Evripidis Stylianidis, Greece's overseas trade minister, at the end of four days of meetings said on Saturday that the deal was a winner for everyone.

"Pipelines are good for the economy, for the environment, and for international development - and that helps peace and stability in the region," he said. 

Oil companies and regional governments are keen to find alternatives to shipping Caspian oil through Turkey's busy Bosporus Strait, already used to transport more than 50 million tons of oil a year.

Dangerous strait

"There is a growing danger of an accident with the concentration of many ships in the strait," Stylianidis said after the meetings in the northeastern city of Komotini, hosted by the Organisation of Black Sea Economic Cooperation, a regional trade forum founded in 1992.

Traditional shipping lanes in the
Bosporus
are crowded 

"Energy via pipelines will be faster and cheaper, and will pose a smaller environmental risk," he said.

In June, the new Baku-Tbilisi-Ceyhan pipeline is to start operation, carrying Caspian oil 1760km across Azerbaijan and Georgia to Turkey's Mediterranean coast.

Additional projects are planned to link Bulgaria's Black Sea port of Burgas to Alexandroupolis in neighboring Greece and Vlora, Albania.

Problems 'resolved'

Turkey's deputy foreign minister, Ender Arat, said the Baku-Ceyhan project would start on time, despite reports of delays.

"There were some construction delays in Georgia and other problems, but all of this has been resolved," Arat said.
 
He said a proposed pipeline across Turkey from the Black Sea port of Samsun to Ceyhan would be a cheaper option than planned Balkan ventures.
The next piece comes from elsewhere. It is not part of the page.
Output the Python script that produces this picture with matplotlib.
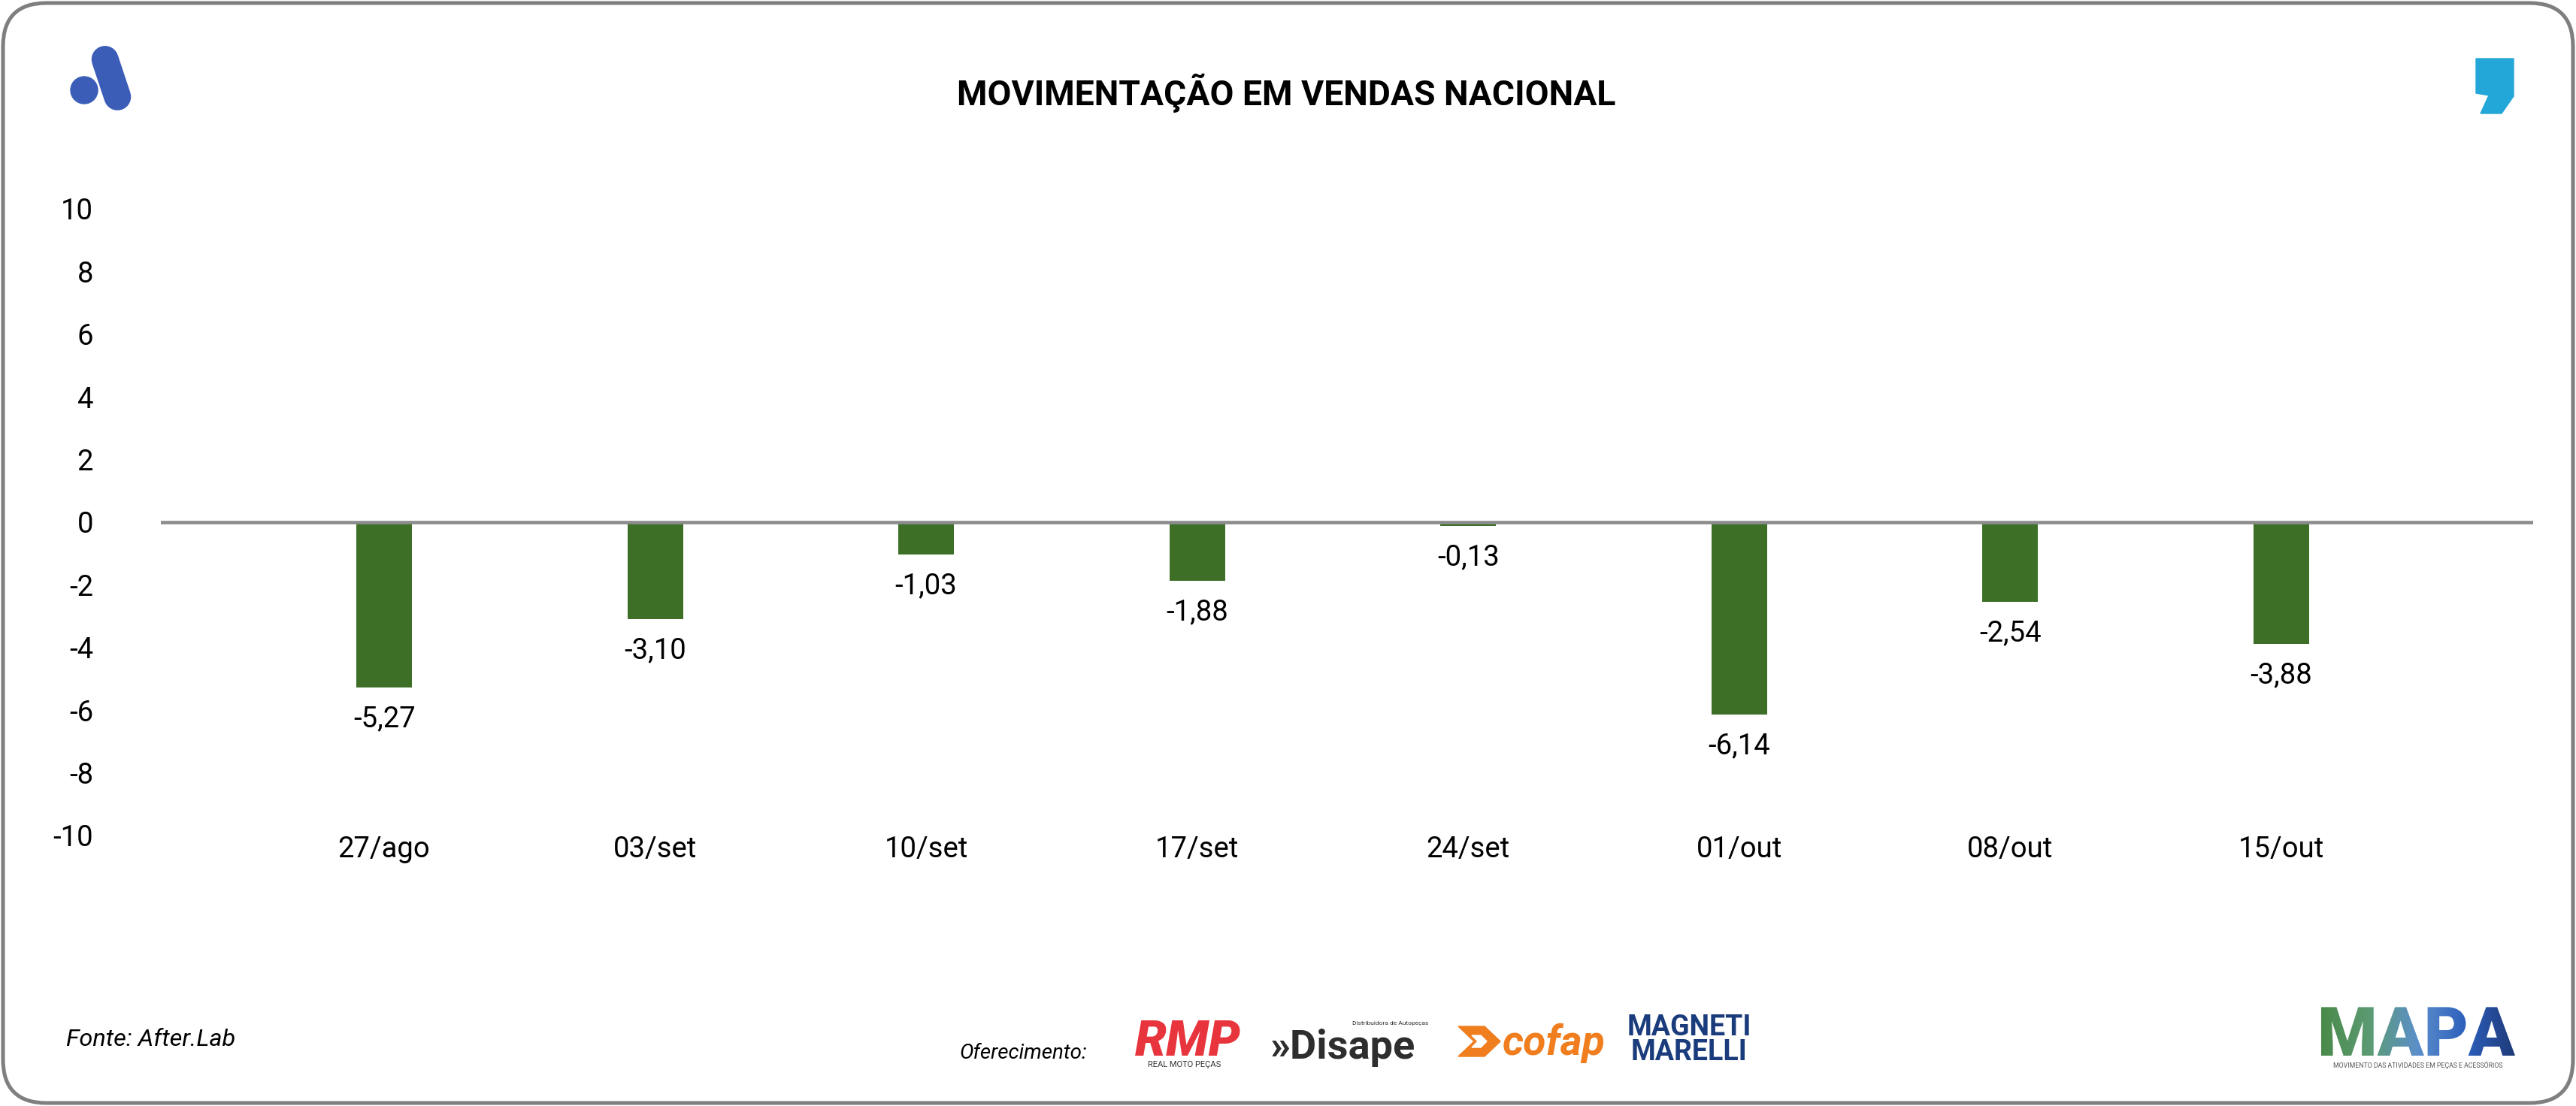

But Greece's Stylianidis said most proposed pipeline routes were not competitive, but complementary.

"Every country proposes the route that serves its own interests," he said. "There is a strong will of the governments involved to back the Burgas-Alexandroupolis project."

Rotating presidency

Greece passed the rotating six-month presidency of the Organisation of Black Sea Economic Cooperation to Moldova on Saturday. 

"Energy via pipelines will be faster and cheaper, and will pose a smaller environmental risk"

Evripidis Stylianidis, Greek overseas trade minister

Representatives of the organisation's 12 members -Greece, Albania, Armenia, Azerbaijan, Bulgaria, Georgia, Moldavia, Serbia-Montenegro, Romania, Russia, Turkey and Ukraine - also signed a declaration pledging closer cooperation in areas from energy and tourism to fighting organised crime and ties with the EU.

Part of that cooperation includes plans to connect regional electricity and natural gas networks across to western Europe. Armenia, Azerbaijan, Georgia, Moldavia and Ukraine are already receiving EU assistance with financial aid and advice on market-oriented reforms through the EU's new Neighbourhood Policy programme.